*Directions:* Extract the lines of the material below, beginning with the first and ending with the line that holds "import * as". Skip every picture.

********************

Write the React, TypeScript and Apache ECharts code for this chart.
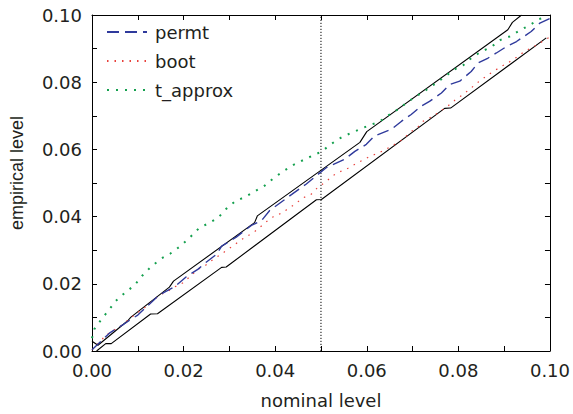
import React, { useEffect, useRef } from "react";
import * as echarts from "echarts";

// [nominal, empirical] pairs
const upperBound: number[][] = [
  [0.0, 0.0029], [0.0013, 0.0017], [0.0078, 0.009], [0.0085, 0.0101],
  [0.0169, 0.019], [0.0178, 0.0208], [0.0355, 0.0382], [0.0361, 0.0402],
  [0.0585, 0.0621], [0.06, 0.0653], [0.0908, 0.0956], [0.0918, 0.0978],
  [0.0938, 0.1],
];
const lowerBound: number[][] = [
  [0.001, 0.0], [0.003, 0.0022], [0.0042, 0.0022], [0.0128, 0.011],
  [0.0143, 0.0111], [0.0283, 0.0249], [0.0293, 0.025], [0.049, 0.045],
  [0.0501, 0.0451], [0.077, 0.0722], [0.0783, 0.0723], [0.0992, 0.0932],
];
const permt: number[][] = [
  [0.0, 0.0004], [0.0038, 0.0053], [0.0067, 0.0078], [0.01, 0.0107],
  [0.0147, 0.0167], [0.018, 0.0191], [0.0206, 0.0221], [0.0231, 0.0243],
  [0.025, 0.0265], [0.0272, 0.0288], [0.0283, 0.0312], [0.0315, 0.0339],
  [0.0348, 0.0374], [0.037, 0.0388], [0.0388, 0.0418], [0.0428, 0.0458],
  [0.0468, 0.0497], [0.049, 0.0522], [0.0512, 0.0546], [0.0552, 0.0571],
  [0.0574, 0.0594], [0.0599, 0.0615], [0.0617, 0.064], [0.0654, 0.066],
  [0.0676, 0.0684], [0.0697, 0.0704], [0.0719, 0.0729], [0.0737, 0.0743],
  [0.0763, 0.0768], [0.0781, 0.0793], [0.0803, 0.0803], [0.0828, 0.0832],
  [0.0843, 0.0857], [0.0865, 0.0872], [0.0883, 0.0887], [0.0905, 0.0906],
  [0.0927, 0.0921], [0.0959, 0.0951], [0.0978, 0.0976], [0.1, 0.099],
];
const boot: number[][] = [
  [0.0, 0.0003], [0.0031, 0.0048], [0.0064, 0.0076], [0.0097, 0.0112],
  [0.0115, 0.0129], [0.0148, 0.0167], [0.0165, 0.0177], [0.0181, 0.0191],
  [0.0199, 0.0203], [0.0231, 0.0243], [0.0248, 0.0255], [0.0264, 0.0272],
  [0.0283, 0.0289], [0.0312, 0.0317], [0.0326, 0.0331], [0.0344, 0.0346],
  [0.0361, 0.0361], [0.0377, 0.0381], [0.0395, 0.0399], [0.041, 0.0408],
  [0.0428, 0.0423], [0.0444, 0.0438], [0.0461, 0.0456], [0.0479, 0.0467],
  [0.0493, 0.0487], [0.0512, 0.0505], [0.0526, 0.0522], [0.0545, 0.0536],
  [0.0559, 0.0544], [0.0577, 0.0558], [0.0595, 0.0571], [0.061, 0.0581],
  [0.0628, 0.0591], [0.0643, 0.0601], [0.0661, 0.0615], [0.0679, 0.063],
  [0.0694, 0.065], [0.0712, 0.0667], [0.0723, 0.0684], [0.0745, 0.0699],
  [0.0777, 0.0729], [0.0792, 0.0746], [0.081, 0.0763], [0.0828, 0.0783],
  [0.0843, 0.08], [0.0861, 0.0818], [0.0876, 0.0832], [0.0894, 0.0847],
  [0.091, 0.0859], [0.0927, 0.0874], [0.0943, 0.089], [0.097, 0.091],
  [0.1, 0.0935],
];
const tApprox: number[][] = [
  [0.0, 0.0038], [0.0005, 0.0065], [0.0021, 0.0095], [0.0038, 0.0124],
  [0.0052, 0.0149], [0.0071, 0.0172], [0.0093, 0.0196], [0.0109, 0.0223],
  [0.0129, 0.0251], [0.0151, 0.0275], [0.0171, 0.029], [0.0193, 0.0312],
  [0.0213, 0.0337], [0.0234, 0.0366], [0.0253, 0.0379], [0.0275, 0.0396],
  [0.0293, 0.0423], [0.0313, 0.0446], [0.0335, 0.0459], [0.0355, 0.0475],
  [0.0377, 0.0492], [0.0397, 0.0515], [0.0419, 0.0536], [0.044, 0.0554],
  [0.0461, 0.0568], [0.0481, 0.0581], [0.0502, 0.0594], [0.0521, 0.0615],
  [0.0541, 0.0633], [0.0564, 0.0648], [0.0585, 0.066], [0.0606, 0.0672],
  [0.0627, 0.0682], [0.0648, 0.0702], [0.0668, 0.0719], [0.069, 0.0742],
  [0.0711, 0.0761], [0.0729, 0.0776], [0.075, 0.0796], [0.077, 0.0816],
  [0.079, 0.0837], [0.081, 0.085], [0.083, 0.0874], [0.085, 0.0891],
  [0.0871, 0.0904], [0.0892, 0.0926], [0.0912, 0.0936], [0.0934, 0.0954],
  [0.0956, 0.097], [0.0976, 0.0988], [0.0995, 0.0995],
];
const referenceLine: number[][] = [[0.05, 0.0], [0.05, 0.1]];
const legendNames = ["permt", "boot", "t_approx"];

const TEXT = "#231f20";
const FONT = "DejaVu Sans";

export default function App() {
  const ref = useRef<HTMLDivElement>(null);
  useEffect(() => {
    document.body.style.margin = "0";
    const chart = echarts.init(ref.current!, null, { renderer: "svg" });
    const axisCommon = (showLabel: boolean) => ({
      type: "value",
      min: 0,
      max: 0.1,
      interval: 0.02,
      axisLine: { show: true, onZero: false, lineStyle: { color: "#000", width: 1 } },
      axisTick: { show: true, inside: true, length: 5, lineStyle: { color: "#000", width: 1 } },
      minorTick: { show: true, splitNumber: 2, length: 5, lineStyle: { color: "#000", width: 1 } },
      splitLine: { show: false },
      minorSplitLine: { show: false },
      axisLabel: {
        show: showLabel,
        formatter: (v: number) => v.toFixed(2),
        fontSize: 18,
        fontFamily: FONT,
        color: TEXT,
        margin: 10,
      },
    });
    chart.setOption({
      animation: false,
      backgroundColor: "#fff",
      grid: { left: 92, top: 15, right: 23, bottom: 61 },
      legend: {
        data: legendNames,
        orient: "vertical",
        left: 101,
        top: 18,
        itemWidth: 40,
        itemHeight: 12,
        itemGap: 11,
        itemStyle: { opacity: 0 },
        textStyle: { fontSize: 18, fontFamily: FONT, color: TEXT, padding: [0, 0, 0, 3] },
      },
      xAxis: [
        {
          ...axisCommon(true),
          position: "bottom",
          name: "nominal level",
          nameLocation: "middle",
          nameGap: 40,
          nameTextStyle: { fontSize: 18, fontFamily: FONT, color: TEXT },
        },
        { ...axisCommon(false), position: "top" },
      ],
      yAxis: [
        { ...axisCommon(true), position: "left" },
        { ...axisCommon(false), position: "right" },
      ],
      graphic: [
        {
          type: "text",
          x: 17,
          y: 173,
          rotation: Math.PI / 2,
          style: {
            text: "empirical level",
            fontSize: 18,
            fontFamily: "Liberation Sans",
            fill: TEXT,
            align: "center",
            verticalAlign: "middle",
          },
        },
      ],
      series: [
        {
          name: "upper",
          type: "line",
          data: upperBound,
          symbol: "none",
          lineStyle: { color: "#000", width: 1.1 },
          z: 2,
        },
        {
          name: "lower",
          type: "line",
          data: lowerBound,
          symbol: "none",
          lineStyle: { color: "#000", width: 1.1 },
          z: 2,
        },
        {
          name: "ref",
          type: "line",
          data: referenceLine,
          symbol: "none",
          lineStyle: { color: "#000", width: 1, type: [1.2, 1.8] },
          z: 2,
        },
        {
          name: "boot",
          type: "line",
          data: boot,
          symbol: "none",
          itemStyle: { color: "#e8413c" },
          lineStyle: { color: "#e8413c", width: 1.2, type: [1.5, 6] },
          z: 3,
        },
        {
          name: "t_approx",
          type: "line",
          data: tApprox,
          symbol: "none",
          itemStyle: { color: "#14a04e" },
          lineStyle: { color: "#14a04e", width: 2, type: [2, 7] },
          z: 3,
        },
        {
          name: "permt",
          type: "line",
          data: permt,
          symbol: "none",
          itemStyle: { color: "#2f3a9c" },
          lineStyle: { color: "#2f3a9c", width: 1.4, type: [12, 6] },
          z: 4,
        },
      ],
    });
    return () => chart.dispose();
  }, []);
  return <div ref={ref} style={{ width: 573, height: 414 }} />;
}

********************

*Reply:*
Write the React, TypeScript and Apache ECharts code for this chart.
import React, { useEffect, useRef } from "react";
import * as echarts from "echarts";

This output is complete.